• **Source excerpt**

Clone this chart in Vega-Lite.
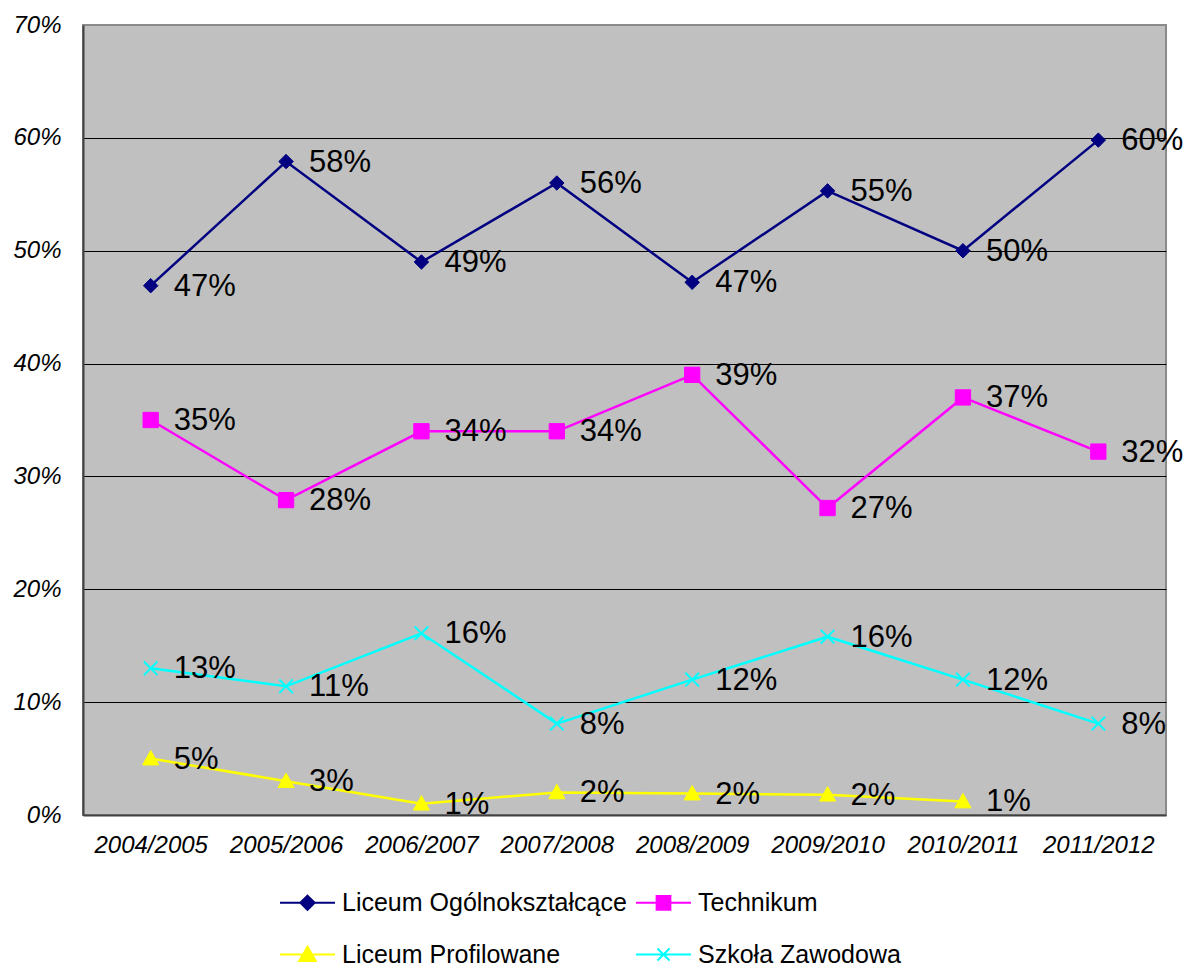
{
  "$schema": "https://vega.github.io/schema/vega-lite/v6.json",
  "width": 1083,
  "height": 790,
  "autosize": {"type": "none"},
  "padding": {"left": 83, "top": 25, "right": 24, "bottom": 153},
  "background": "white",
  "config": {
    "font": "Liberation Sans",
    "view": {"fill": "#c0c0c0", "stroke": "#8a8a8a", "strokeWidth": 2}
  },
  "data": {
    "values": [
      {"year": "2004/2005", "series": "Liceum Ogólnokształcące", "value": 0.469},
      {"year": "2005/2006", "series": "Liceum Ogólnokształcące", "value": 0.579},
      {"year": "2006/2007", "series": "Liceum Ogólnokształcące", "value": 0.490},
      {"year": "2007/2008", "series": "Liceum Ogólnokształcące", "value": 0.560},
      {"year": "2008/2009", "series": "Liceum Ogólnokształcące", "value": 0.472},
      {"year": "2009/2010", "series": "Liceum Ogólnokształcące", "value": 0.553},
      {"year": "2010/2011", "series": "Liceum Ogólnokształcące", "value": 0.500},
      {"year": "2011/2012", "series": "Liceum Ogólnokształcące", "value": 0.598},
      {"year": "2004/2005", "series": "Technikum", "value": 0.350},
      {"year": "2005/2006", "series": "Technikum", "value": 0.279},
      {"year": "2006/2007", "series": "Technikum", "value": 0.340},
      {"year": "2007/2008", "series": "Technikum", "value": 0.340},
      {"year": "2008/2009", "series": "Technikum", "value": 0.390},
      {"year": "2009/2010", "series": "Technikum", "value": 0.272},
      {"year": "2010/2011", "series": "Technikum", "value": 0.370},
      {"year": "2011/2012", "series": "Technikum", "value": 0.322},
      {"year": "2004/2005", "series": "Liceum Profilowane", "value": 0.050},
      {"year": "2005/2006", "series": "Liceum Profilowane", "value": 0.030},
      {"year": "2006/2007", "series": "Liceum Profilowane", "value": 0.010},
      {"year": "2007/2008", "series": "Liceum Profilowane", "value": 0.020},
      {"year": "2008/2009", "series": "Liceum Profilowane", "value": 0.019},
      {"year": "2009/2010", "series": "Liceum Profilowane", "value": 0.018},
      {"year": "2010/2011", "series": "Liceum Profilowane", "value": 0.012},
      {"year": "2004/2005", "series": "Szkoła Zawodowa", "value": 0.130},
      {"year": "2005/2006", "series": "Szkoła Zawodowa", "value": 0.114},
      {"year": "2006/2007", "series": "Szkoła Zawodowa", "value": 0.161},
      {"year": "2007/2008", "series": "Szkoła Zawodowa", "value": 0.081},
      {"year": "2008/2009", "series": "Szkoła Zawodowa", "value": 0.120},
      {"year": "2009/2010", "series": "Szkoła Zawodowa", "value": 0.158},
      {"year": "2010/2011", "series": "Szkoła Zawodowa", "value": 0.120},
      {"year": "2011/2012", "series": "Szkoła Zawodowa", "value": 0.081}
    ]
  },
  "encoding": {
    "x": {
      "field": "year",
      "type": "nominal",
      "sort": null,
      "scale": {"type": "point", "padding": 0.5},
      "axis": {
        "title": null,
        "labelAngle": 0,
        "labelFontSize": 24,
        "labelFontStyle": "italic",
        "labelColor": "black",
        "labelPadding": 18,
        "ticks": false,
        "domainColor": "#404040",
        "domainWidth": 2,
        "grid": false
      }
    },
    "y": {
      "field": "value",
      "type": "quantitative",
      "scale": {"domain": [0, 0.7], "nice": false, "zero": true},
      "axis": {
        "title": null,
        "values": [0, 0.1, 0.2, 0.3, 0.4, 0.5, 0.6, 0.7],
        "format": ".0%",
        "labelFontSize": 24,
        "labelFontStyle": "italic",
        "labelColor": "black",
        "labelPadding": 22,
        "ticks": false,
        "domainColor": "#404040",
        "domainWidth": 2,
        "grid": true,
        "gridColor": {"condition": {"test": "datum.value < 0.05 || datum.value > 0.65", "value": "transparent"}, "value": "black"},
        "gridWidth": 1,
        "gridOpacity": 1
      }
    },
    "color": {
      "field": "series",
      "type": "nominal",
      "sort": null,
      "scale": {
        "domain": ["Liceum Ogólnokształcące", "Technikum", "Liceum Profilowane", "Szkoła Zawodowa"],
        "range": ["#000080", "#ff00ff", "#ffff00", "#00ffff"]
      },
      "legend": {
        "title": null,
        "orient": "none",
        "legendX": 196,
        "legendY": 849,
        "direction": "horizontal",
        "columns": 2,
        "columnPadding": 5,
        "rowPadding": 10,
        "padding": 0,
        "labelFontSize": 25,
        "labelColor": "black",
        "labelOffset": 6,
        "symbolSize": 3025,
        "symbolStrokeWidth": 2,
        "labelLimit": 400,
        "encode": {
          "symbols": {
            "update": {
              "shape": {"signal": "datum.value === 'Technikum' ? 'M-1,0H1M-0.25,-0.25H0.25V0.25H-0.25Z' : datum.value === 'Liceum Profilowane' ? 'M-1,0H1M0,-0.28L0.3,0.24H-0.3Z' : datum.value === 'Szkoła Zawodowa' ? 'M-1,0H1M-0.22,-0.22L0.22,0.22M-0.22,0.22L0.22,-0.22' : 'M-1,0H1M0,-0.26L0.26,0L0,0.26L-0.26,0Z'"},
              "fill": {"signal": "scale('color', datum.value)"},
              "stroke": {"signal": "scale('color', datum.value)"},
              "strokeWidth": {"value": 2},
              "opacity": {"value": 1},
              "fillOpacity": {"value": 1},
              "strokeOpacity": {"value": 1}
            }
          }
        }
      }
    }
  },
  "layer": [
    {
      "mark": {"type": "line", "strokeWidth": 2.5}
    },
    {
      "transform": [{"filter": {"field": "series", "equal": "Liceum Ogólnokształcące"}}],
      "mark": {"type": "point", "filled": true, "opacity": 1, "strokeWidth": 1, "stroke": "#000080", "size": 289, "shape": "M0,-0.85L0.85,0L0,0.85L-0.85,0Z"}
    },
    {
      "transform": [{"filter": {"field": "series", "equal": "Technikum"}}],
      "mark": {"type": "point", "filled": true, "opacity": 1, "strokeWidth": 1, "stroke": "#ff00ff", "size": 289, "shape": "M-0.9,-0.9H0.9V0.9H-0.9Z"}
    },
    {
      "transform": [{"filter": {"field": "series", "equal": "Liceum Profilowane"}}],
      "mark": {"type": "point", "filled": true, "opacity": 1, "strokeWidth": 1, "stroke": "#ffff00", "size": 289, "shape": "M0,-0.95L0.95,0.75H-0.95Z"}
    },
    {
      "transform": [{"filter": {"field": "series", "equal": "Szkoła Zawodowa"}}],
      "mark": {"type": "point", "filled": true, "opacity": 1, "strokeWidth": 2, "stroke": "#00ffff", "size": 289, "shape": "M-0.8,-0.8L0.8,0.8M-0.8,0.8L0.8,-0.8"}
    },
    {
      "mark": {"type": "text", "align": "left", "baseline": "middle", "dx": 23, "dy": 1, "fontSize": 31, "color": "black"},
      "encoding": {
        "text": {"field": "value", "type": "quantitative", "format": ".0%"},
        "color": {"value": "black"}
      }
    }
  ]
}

• **Exercise directions**
Copy every line of the data exactly as written, excluding the pictures.

• **Full solution**
Clone this chart in Vega-Lite.
{
  "$schema": "https://vega.github.io/schema/vega-lite/v6.json",
  "width": 1083,
  "height": 790,
  "autosize": {"type": "none"},
  "padding": {"left": 83, "top": 25, "right": 24, "bottom": 153},
  "background": "white",
  "config": {
    "font": "Liberation Sans",
    "view": {"fill": "#c0c0c0", "stroke": "#8a8a8a", "strokeWidth": 2}
  },
  "data": {
    "values": [
      {"year": "2004/2005", "series": "Liceum Ogólnokształcące", "value": 0.469},
      {"year": "2005/2006", "series": "Liceum Ogólnokształcące", "value": 0.579},
      {"year": "2006/2007", "series": "Liceum Ogólnokształcące", "value": 0.490},
      {"year": "2007/2008", "series": "Liceum Ogólnokształcące", "value": 0.560},
      {"year": "2008/2009", "series": "Liceum Ogólnokształcące", "value": 0.472},
      {"year": "2009/2010", "series": "Liceum Ogólnokształcące", "value": 0.553},
      {"year": "2010/2011", "series": "Liceum Ogólnokształcące", "value": 0.500},
      {"year": "2011/2012", "series": "Liceum Ogólnokształcące", "value": 0.598},
      {"year": "2004/2005", "series": "Technikum", "value": 0.350},
      {"year": "2005/2006", "series": "Technikum", "value": 0.279},
      {"year": "2006/2007", "series": "Technikum", "value": 0.340},
      {"year": "2007/2008", "series": "Technikum", "value": 0.340},
      {"year": "2008/2009", "series": "Technikum", "value": 0.390},
      {"year": "2009/2010", "series": "Technikum", "value": 0.272},
      {"year": "2010/2011", "series": "Technikum", "value": 0.370},
      {"year": "2011/2012", "series": "Technikum", "value": 0.322},
      {"year": "2004/2005", "series": "Liceum Profilowane", "value": 0.050},
      {"year": "2005/2006", "series": "Liceum Profilowane", "value": 0.030},
      {"year": "2006/2007", "series": "Liceum Profilowane", "value": 0.010},
      {"year": "2007/2008", "series": "Liceum Profilowane", "value": 0.020},
      {"year": "2008/2009", "series": "Liceum Profilowane", "value": 0.019},
      {"year": "2009/2010", "series": "Liceum Profilowane", "value": 0.018},
      {"year": "2010/2011", "series": "Liceum Profilowane", "value": 0.012},
      {"year": "2004/2005", "series": "Szkoła Zawodowa", "value": 0.130},
      {"year": "2005/2006", "series": "Szkoła Zawodowa", "value": 0.114},
      {"year": "2006/2007", "series": "Szkoła Zawodowa", "value": 0.161},
      {"year": "2007/2008", "series": "Szkoła Zawodowa", "value": 0.081},
      {"year": "2008/2009", "series": "Szkoła Zawodowa", "value": 0.120},
      {"year": "2009/2010", "series": "Szkoła Zawodowa", "value": 0.158},
      {"year": "2010/2011", "series": "Szkoła Zawodowa", "value": 0.120},
      {"year": "2011/2012", "series": "Szkoła Zawodowa", "value": 0.081}
    ]
  },
  "encoding": {
    "x": {
      "field": "year",
      "type": "nominal",
      "sort": null,
      "scale": {"type": "point", "padding": 0.5},
      "axis": {
        "title": null,
        "labelAngle": 0,
        "labelFontSize": 24,
        "labelFontStyle": "italic",
        "labelColor": "black",
        "labelPadding": 18,
        "ticks": false,
        "domainColor": "#404040",
        "domainWidth": 2,
        "grid": false
      }
    },
    "y": {
      "field": "value",
      "type": "quantitative",
      "scale": {"domain": [0, 0.7], "nice": false, "zero": true},
      "axis": {
        "title": null,
        "values": [0, 0.1, 0.2, 0.3, 0.4, 0.5, 0.6, 0.7],
        "format": ".0%",
        "labelFontSize": 24,
        "labelFontStyle": "italic",
        "labelColor": "black",
        "labelPadding": 22,
        "ticks": false,
        "domainColor": "#404040",
        "domainWidth": 2,
        "grid": true,
        "gridColor": {"condition": {"test": "datum.value < 0.05 || datum.value > 0.65", "value": "transparent"}, "value": "black"},
        "gridWidth": 1,
        "gridOpacity": 1
      }
    },
    "color": {
      "field": "series",
      "type": "nominal",
      "sort": null,
      "scale": {
        "domain": ["Liceum Ogólnokształcące", "Technikum", "Liceum Profilowane", "Szkoła Zawodowa"],
        "range": ["#000080", "#ff00ff", "#ffff00", "#00ffff"]
      },
      "legend": {
        "title": null,
        "orient": "none",
        "legendX": 196,
        "legendY": 849,
        "direction": "horizontal",
        "columns": 2,
        "columnPadding": 5,
        "rowPadding": 10,
        "padding": 0,
        "labelFontSize": 25,
        "labelColor": "black",
        "labelOffset": 6,
        "symbolSize": 3025,
        "symbolStrokeWidth": 2,
        "labelLimit": 400,
        "encode": {
          "symbols": {
            "update": {
              "shape": {"signal": "datum.value === 'Technikum' ? 'M-1,0H1M-0.25,-0.25H0.25V0.25H-0.25Z' : datum.value === 'Liceum Profilowane' ? 'M-1,0H1M0,-0.28L0.3,0.24H-0.3Z' : datum.value === 'Szkoła Zawodowa' ? 'M-1,0H1M-0.22,-0.22L0.22,0.22M-0.22,0.22L0.22,-0.22' : 'M-1,0H1M0,-0.26L0.26,0L0,0.26L-0.26,0Z'"},
              "fill": {"signal": "scale('color', datum.value)"},
              "stroke": {"signal": "scale('color', datum.value)"},
              "strokeWidth": {"value": 2},
              "opacity": {"value": 1},
              "fillOpacity": {"value": 1},
              "strokeOpacity": {"value": 1}
            }
          }
        }
      }
    }
  },
  "layer": [
    {
      "mark": {"type": "line", "strokeWidth": 2.5}
    },
    {
      "transform": [{"filter": {"field": "series", "equal": "Liceum Ogólnokształcące"}}],
      "mark": {"type": "point", "filled": true, "opacity": 1, "strokeWidth": 1, "stroke": "#000080", "size": 289, "shape": "M0,-0.85L0.85,0L0,0.85L-0.85,0Z"}
    },
    {
      "transform": [{"filter": {"field": "series", "equal": "Technikum"}}],
      "mark": {"type": "point", "filled": true, "opacity": 1, "strokeWidth": 1, "stroke": "#ff00ff", "size": 289, "shape": "M-0.9,-0.9H0.9V0.9H-0.9Z"}
    },
    {
      "transform": [{"filter": {"field": "series", "equal": "Liceum Profilowane"}}],
      "mark": {"type": "point", "filled": true, "opacity": 1, "strokeWidth": 1, "stroke": "#ffff00", "size": 289, "shape": "M0,-0.95L0.95,0.75H-0.95Z"}
    },
    {
      "transform": [{"filter": {"field": "series", "equal": "Szkoła Zawodowa"}}],
      "mark": {"type": "point", "filled": true, "opacity": 1, "strokeWidth": 2, "stroke": "#00ffff", "size": 289, "shape": "M-0.8,-0.8L0.8,0.8M-0.8,0.8L0.8,-0.8"}
    },
    {
      "mark": {"type": "text", "align": "left", "baseline": "middle", "dx": 23, "dy": 1, "fontSize": 31, "color": "black"},
      "encoding": {
        "text": {"field": "value", "type": "quantitative", "format": ".0%"},
        "color": {"value": "black"}
      }
    }
  ]
}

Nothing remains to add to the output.